Change is so personal. We all have blind spots. When you move a blind spot into your field of vision, then and only then, can you take improved action.

Indeed, awareness is power!

Awareness comes in three flavors

1.  SELF: How we manage our own beliefs and mindsets

2.  SOCIAL: How we connect with and relate to others

3.  INFLUENTIAL: How we get others to align and cooperate with us

4. Dynamic Interaction

In 18 years of working with individuals and organizations around the world, the distinctions from the original communications workshops have only grown stronger with time.

Today, I believe Dynamic Interaction—the ability to respond dynamically, authentically, and in the moment, when it matters most—is the X-factor for prosperity and fulfillment in the new economy.

As the information age gives way to the experience age, emotional and social intelligence are more vital than ever before.

But, why is this? What has changed?

a. We are currently living under the illusion that technology can mimic the presence of human beings in time and space.

It cannot…

Rather, technology has changed us—from the way we listen and relate to the manner in which we connect and pay attention to one another.

b.
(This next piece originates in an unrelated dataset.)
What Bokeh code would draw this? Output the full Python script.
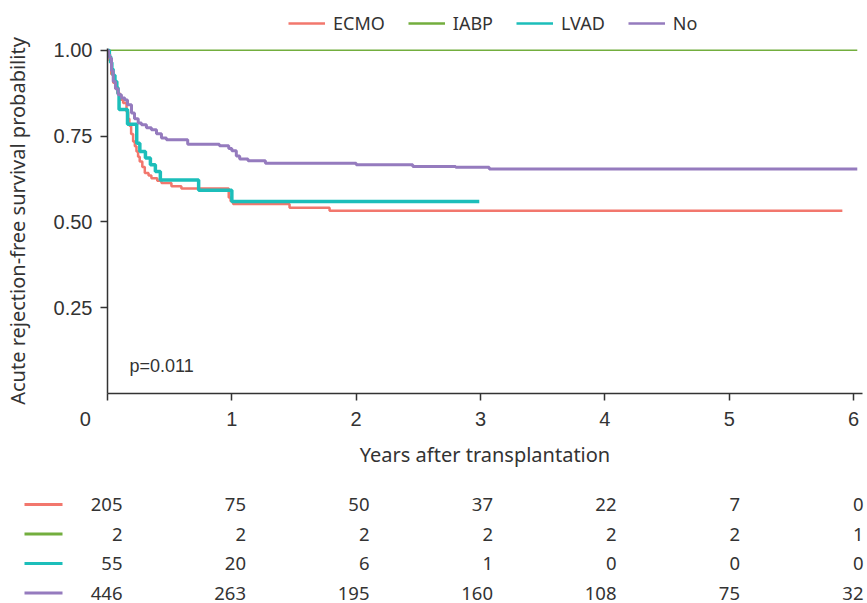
from bokeh.plotting import figure
from bokeh.models import (Range1d, FixedTicker, Legend, LegendItem, Label,
                          ColumnDataSource, CustomJSTickFormatter)
from bokeh.embed import file_html
from bokeh.resources import INLINE
from bokeh.core.properties import value

# ---------------- data ----------------
groups = ["ECMO", "IABP", "LVAD", "No"]
colors = ["#F2776D", "#73AE3E", "#1CBEBA", "#957BBE"]
widths = [2.5, 1.5, 3.5, 3.0]

ecmo_t = [0, 0.016, 0.03, 0.046, 0.064, 0.08, 0.099, 0.126, 0.153, 0.166, 0.176, 0.19,
          0.206, 0.22, 0.233, 0.246, 0.259, 0.28, 0.30, 0.33, 0.353, 0.40, 0.434, 0.514,
          0.594, 0.975, 0.99, 1.01, 1.464, 1.786, 5.91]
ecmo_s = [1.0, 0.97, 0.93, 0.905, 0.894, 0.875, 0.856, 0.846, 0.821, 0.80, 0.78, 0.756,
          0.734, 0.72, 0.705, 0.69, 0.676, 0.66, 0.642, 0.635, 0.627, 0.62, 0.613, 0.604,
          0.597, 0.571, 0.56, 0.552, 0.541, 0.532, 0.532]

iabp_t = [0, 6.03]
iabp_s = [1.0, 1.0]

lvad_t = [0, 0.015, 0.025, 0.035, 0.045, 0.06, 0.075, 0.085, 0.093, 0.161, 0.235, 0.26,
          0.305, 0.345, 0.385, 0.425, 0.733, 1.0, 2.99]
lvad_s = [1.0, 0.982, 0.964, 0.945, 0.927, 0.909, 0.891, 0.873, 0.827, 0.784, 0.729, 0.705,
          0.686, 0.666, 0.647, 0.622, 0.592, 0.559, 0.559]

no_t = [0, 0.008, 0.018, 0.032, 0.046, 0.064, 0.086, 0.112, 0.139, 0.161, 0.193, 0.217,
        0.247, 0.273, 0.313, 0.353, 0.394, 0.434, 0.474, 0.645, 0.90, 0.975, 1.0, 1.036,
        1.063, 1.13, 1.27, 2.0, 2.455, 2.80, 3.07, 6.03]
no_s = [1.0, 0.988, 0.977, 0.94, 0.909, 0.888, 0.870, 0.861, 0.855, 0.841, 0.817, 0.80,
        0.788, 0.783, 0.774, 0.768, 0.757, 0.744, 0.739, 0.726, 0.722, 0.714, 0.707, 0.692,
        0.683, 0.678, 0.671, 0.666, 0.661, 0.659, 0.654, 0.654]

risk_times = [0, 1, 2, 3, 4, 5, 6]
ecmo_risk = [205, 75, 50, 37, 22, 7, 0]
iabp_risk = [2, 2, 2, 2, 2, 2, 1]
lvad_risk = [55, 20, 6, 1, 0, 0, 0]
no_risk = [446, 263, 195, 160, 108, 75, 32]

x_ticks = [0, 1, 2, 3, 4, 5, 6]
y_ticks = [0.25, 0.5, 0.75, 1.0]
p_text = "p=0.011"

curves = [(ecmo_t, ecmo_s), (iabp_t, iabp_s), (lvad_t, lvad_s), (no_t, no_s)]
risks = [ecmo_risk, iabp_risk, lvad_risk, no_risk]

W = 867
TXT = "#333333"

# ---------------- legend strip (top) ----------------
LH = 36
lg = figure(width=W, height=LH, output_backend="svg", toolbar_location=None,
            x_range=Range1d(0, 1), y_range=Range1d(0, 1),
            x_axis_location=None, y_axis_location=None,
            min_border=0, min_border_left=0, min_border_right=0,
            min_border_top=0, min_border_bottom=0)
lg.grid.visible = False
lg.outline_line_color = None
items = []
for g, c in zip(groups, colors):
    # off-screen line: only its legend glyph is seen
    r = lg.line(x=[-10, -9], y=[-10, -9], line_color=c, line_width=2.5)
    items.append(LegendItem(label=g, renderers=[r]))
legend = Legend(items=items, orientation="horizontal", location=(288, 1),
                glyph_width=37, glyph_height=20, label_standoff=8, spacing=23,
                padding=0, margin=0, border_line_color=None,
                background_fill_alpha=0,
                label_text_font="Noto Sans", label_text_font_size="18px",
                label_text_color=TXT)
lg.add_layout(legend, "center")

# ---------------- main plot ----------------
p = figure(width=W, height=480 - LH, output_backend="svg", toolbar_location=None,
           x_range=Range1d(0, 6.072), y_range=Range1d(0, 1.005),
           min_border_left=106, min_border_right=5, min_border_top=12,
           min_border_bottom=87)
p.outline_line_color = None
p.grid.visible = False
p.background_fill_color = "white"

for g, c, w, (t, s) in zip(groups, colors, widths, curves):
    p.step(t, s, mode="after", line_color=c, line_width=w)

for ax in (p.xaxis[0], p.yaxis[0]):
    ax.axis_line_color = TXT
    ax.axis_line_width = 1.5
    ax.major_tick_line_color = TXT
    ax.major_tick_line_width = 1.5
    ax.major_tick_out = 7
    ax.major_tick_in = 0
    ax.minor_tick_line_color = None
    ax.major_label_text_color = TXT
    ax.major_label_text_font = "Liberation Sans"
    ax.axis_label_text_font = "Noto Sans"
    ax.axis_label_text_font_style = "normal"
    ax.axis_label_text_color = TXT
    ax.axis_label_text_font_size = "20px"

p.xaxis.ticker = FixedTicker(ticks=x_ticks)
# the "0" label sits left of its tick in the reference: pad it with no-break spaces
p.xaxis.major_label_overrides = {0: str(x_ticks[0]) + "\u00a0" * 8}
p.xaxis.major_label_text_font_size = "20px"
p.xaxis.major_label_standoff = 7
p.xaxis.axis_label = "Years after transplantation"
p.xaxis.axis_label_standoff = 8

p.yaxis.ticker = FixedTicker(ticks=y_ticks)
p.yaxis.formatter = CustomJSTickFormatter(code="return tick.toFixed(2);")
p.yaxis.major_label_text_font_size = "20px"
p.yaxis.major_label_standoff = 8
p.yaxis.axis_label = "Acute rejection-free survival probability"
p.yaxis.axis_label_standoff = 20

p.add_layout(Label(x=0.177, y=0.081, text=p_text, text_align="left",
                   text_baseline="alphabetic", text_font="Liberation Sans",
                   text_font_size="18px", text_color=TXT))

# ---------------- risk table ----------------
px0, pxs = 122.0, 123.5
TH = 123
row0, rowstep = 24.0, 29.5
tx_start = -px0 / pxs
tx_end = (W - px0) / pxs
ty_start = (TH - row0) / rowstep
ty_end = -row0 / rowstep

tb = figure(width=W, height=TH, output_backend="svg", toolbar_location=None,
            x_range=Range1d(tx_start, tx_end), y_range=Range1d(ty_start, ty_end),
            x_axis_location=None, y_axis_location=None,
            min_border=0, min_border_left=0, min_border_right=0,
            min_border_top=0, min_border_bottom=0)
tb.grid.visible = False
tb.outline_line_color = None

seg_x0 = (24 - px0) / pxs
seg_x1 = (62 - px0) / pxs
for i, (c, rk) in enumerate(zip(colors, risks)):
    tb.segment(x0=seg_x0, y0=i, x1=seg_x1, y1=i, line_color=c, line_width=3)
    src = ColumnDataSource(dict(x=risk_times, y=[i] * len(risk_times),
                                txt=[str(v) for v in rk]))
    tb.text(x="x", y="y", text="txt", source=src, text_align="right",
            text_baseline="middle", text_font=value("Noto Sans"),
            text_font_size="18.5px", text_color=TXT)

# three separate roots, stacked: keeps each strip's own frame
open("out.html", "w").write(file_html([lg, p, tb], INLINE))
Subjected to 3,000 brands a day, we’ve developed very proficient filtering mechanisms.

People detect self-interest and agenda from a country mile.

They weed you out and cast you aside without even realizing it.
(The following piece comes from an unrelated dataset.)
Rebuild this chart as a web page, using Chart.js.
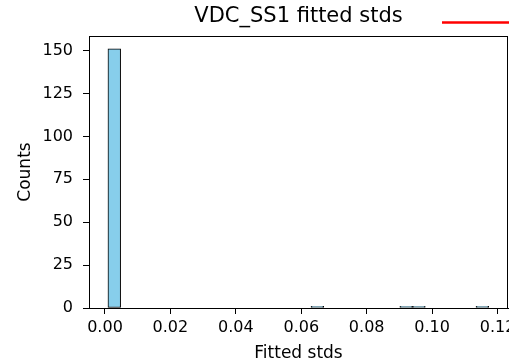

Americans hate to be sold—more now than perhaps ever before in history.

Yet, paradoxically, in the new economy, we’re all in sales.

c. Today’s forward-thinking entrepreneur sees this as an opportunity to separate from the sleeping herd—and crush it!

Your prosperity is no longer riding on what you know, or even who you know.

Instead, it depends entirely on how deeply you impact the person standing right in front of you.

Ten minutes after you leave the room, they will forget 90 percent of what you said to them anyway.

What they will remember is how you made them feel.

The simple fact is that people are starving for what they’re not getting from anyone else. Presence. You, fully, exactly as you are.

The cosmic irony is that what I ultimately learned in becoming a personal development trainer is that people don’t need to change or to improve anything…  So much as remember who they really are.

When we blow the dust off of our most dominant positive qualities and make peace with our negative ones, our highest self-shines brightly.

From that standpoint, self-actualizing through Dynamic Interaction is the easiest, and the most difficult skill you will ever learn.